PROBLEM: Every line with the word "standalone" in it should be extracted from the data that follows.

--- START STORED ROWS ---

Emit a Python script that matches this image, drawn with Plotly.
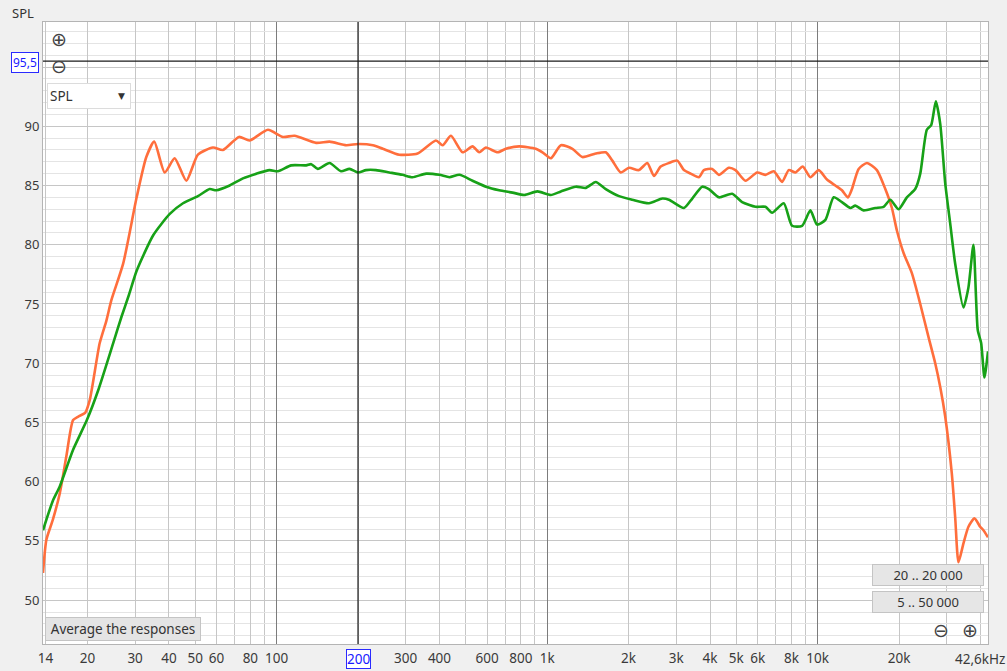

--- END STORED ROWS ---
--- START STORED ROWS ---

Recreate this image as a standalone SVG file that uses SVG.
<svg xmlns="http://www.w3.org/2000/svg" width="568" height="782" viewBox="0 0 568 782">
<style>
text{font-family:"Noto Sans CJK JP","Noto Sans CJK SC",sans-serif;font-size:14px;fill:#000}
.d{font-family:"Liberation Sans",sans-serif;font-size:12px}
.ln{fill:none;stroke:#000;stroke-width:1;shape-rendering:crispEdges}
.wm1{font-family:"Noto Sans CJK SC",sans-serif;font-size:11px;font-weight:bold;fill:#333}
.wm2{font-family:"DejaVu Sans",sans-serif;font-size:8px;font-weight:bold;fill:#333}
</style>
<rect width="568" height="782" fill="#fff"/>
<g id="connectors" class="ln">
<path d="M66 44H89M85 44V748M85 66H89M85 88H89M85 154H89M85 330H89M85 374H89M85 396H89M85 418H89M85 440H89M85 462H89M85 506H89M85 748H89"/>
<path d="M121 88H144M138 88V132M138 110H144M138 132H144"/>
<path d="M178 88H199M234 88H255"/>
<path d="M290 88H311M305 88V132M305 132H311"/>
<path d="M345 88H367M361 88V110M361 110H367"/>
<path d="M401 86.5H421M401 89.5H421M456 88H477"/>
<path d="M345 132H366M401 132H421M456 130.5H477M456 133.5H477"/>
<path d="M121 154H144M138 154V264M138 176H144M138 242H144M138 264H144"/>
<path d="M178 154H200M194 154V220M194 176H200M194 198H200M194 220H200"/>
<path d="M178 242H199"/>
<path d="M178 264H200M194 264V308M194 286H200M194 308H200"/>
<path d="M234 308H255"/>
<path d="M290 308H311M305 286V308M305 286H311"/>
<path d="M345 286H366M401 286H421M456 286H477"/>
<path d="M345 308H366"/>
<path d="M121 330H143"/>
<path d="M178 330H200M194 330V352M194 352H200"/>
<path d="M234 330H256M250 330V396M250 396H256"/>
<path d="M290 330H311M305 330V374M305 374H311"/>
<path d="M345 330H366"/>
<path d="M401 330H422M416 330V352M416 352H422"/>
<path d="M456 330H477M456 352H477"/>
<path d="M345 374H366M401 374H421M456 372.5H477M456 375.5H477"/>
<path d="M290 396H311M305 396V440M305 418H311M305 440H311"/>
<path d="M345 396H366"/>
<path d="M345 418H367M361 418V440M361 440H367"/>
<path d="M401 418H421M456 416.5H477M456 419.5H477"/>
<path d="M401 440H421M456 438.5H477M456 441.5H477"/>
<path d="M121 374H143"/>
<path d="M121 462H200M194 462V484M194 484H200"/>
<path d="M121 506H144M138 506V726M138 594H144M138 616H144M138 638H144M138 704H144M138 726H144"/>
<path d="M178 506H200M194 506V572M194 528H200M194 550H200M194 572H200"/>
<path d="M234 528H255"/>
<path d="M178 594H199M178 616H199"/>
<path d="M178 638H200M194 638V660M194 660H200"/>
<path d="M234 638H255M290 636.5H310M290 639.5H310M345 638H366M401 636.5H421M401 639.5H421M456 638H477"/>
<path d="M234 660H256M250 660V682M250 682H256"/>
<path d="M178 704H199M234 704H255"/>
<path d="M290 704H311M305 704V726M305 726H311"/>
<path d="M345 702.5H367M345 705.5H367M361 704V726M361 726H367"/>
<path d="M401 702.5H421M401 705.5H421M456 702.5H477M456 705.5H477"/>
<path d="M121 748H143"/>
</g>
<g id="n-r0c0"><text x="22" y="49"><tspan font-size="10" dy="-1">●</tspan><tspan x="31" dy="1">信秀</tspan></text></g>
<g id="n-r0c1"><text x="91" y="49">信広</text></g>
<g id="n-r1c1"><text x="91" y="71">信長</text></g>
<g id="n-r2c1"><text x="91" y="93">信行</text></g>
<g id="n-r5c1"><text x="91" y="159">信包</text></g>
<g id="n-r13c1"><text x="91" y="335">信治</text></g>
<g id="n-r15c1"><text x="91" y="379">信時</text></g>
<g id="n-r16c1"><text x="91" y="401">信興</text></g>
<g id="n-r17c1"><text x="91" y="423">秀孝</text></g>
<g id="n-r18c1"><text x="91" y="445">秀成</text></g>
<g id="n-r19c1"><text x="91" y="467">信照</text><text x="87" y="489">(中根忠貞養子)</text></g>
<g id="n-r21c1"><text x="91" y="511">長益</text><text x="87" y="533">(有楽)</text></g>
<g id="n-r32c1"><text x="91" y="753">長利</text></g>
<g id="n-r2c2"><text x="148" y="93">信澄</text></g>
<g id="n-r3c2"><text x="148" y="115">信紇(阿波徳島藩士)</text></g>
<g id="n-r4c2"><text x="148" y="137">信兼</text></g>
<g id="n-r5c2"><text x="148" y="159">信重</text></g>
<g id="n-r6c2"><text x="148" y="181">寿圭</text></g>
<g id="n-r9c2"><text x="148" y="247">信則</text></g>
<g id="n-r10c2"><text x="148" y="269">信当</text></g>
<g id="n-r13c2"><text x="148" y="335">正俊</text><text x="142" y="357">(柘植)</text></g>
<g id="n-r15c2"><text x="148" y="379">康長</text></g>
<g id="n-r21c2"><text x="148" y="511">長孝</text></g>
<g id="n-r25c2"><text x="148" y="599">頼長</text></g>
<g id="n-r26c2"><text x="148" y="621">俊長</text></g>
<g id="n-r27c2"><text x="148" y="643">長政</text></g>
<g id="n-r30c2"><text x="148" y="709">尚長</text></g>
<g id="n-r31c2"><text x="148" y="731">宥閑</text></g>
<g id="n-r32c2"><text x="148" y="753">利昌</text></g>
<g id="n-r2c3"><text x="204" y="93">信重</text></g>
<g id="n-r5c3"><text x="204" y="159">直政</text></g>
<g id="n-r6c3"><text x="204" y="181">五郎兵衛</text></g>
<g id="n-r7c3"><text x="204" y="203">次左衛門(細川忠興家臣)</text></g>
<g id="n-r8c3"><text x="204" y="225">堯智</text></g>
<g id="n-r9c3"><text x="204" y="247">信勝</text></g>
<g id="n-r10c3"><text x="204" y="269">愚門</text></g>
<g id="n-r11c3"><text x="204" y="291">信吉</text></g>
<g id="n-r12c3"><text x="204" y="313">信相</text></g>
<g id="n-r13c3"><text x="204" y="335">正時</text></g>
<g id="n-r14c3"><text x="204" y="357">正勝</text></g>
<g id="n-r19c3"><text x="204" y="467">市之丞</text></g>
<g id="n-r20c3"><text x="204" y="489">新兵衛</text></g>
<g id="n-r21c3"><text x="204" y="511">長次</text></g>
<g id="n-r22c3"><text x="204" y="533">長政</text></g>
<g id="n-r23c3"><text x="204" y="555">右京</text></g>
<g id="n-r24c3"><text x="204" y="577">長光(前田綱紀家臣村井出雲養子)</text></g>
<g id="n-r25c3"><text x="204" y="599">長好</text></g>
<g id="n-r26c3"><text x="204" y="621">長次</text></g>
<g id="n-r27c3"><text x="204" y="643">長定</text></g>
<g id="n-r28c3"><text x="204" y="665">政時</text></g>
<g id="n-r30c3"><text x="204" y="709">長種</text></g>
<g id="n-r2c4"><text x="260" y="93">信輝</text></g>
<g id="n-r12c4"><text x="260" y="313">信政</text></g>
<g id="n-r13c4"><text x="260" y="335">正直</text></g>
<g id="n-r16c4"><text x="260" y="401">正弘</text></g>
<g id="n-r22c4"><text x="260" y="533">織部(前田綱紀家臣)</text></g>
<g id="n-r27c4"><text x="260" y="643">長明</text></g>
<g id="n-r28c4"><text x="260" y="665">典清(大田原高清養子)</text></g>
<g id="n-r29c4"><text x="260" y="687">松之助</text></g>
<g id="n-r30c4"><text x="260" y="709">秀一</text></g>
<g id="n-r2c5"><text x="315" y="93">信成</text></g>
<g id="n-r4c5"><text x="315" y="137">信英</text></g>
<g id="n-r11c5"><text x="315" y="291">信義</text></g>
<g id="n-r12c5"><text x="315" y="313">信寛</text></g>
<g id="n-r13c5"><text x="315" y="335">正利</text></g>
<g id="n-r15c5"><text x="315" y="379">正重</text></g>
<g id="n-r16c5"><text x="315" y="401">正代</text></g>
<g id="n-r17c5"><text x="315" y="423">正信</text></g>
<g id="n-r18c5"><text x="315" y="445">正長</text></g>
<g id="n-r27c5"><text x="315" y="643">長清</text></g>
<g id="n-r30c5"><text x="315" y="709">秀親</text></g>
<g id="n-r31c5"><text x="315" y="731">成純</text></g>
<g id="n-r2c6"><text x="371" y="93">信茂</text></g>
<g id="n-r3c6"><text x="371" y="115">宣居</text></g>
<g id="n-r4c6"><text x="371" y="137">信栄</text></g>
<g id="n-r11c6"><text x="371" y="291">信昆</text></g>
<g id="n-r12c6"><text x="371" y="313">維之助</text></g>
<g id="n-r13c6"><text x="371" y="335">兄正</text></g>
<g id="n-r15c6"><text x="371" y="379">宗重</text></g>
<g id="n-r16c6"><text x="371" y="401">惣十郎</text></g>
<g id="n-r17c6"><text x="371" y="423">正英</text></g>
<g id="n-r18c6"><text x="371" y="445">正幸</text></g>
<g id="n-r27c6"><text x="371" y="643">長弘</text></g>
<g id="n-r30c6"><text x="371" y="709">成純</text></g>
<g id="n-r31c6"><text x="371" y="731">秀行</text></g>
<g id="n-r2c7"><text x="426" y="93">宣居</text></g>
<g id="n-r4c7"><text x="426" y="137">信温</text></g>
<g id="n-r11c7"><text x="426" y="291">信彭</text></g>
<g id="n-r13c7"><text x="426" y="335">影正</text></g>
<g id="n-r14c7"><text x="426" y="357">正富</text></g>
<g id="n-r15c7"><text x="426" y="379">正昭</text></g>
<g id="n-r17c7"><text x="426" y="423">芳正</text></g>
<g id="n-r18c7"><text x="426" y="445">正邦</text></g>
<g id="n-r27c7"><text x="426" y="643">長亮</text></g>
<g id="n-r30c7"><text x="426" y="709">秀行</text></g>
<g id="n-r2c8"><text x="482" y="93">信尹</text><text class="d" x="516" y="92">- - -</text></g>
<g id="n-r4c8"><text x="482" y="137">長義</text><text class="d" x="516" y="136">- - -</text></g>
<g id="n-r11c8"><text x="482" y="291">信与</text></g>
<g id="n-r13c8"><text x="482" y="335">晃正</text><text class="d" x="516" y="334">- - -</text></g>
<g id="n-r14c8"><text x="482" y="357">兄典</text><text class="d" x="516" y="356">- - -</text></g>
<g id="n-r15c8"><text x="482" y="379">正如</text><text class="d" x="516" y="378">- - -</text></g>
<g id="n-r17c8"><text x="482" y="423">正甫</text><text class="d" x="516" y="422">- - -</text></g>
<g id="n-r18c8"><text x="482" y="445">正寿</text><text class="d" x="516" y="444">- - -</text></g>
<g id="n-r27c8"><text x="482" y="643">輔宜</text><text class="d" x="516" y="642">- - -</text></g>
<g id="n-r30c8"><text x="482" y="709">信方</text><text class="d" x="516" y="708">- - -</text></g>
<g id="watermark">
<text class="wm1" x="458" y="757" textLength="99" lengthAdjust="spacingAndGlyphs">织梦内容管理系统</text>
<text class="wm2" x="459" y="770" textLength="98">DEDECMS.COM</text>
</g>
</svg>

--- END STORED ROWS ---
--- START STORED ROWS ---

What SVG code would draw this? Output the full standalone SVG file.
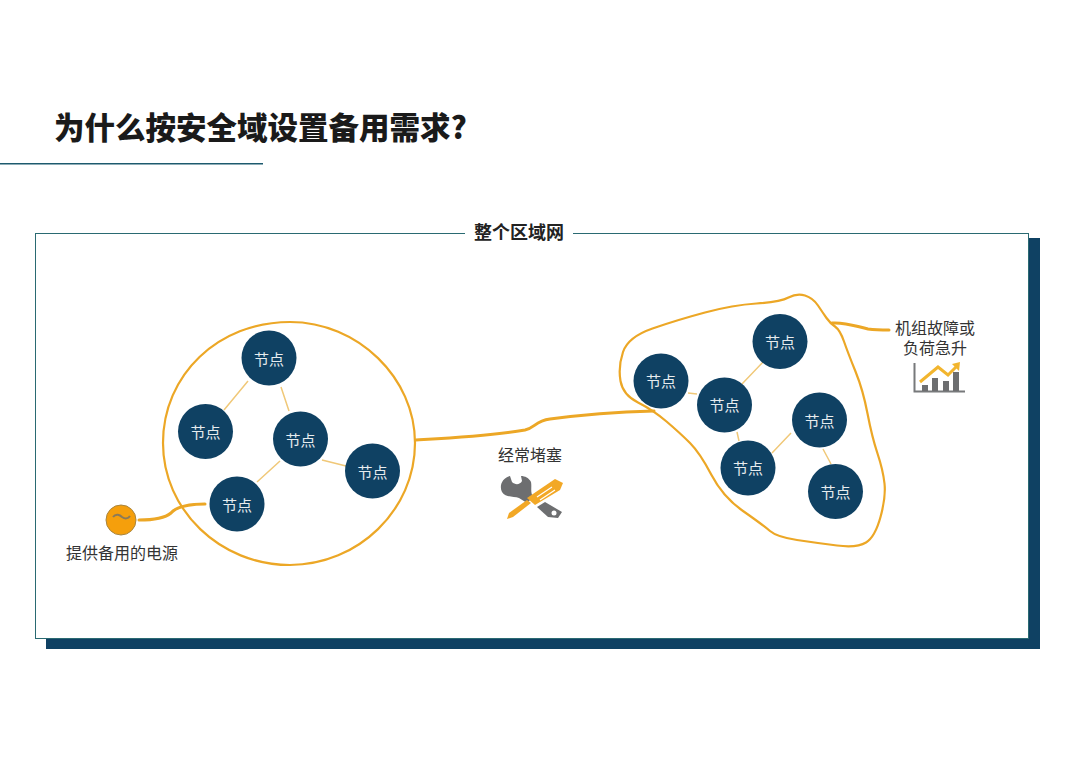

--- END STORED ROWS ---

THE ANSWER:
Recreate this image as a standalone SVG file that uses SVG.
What SVG code would draw this? Output the full standalone SVG file.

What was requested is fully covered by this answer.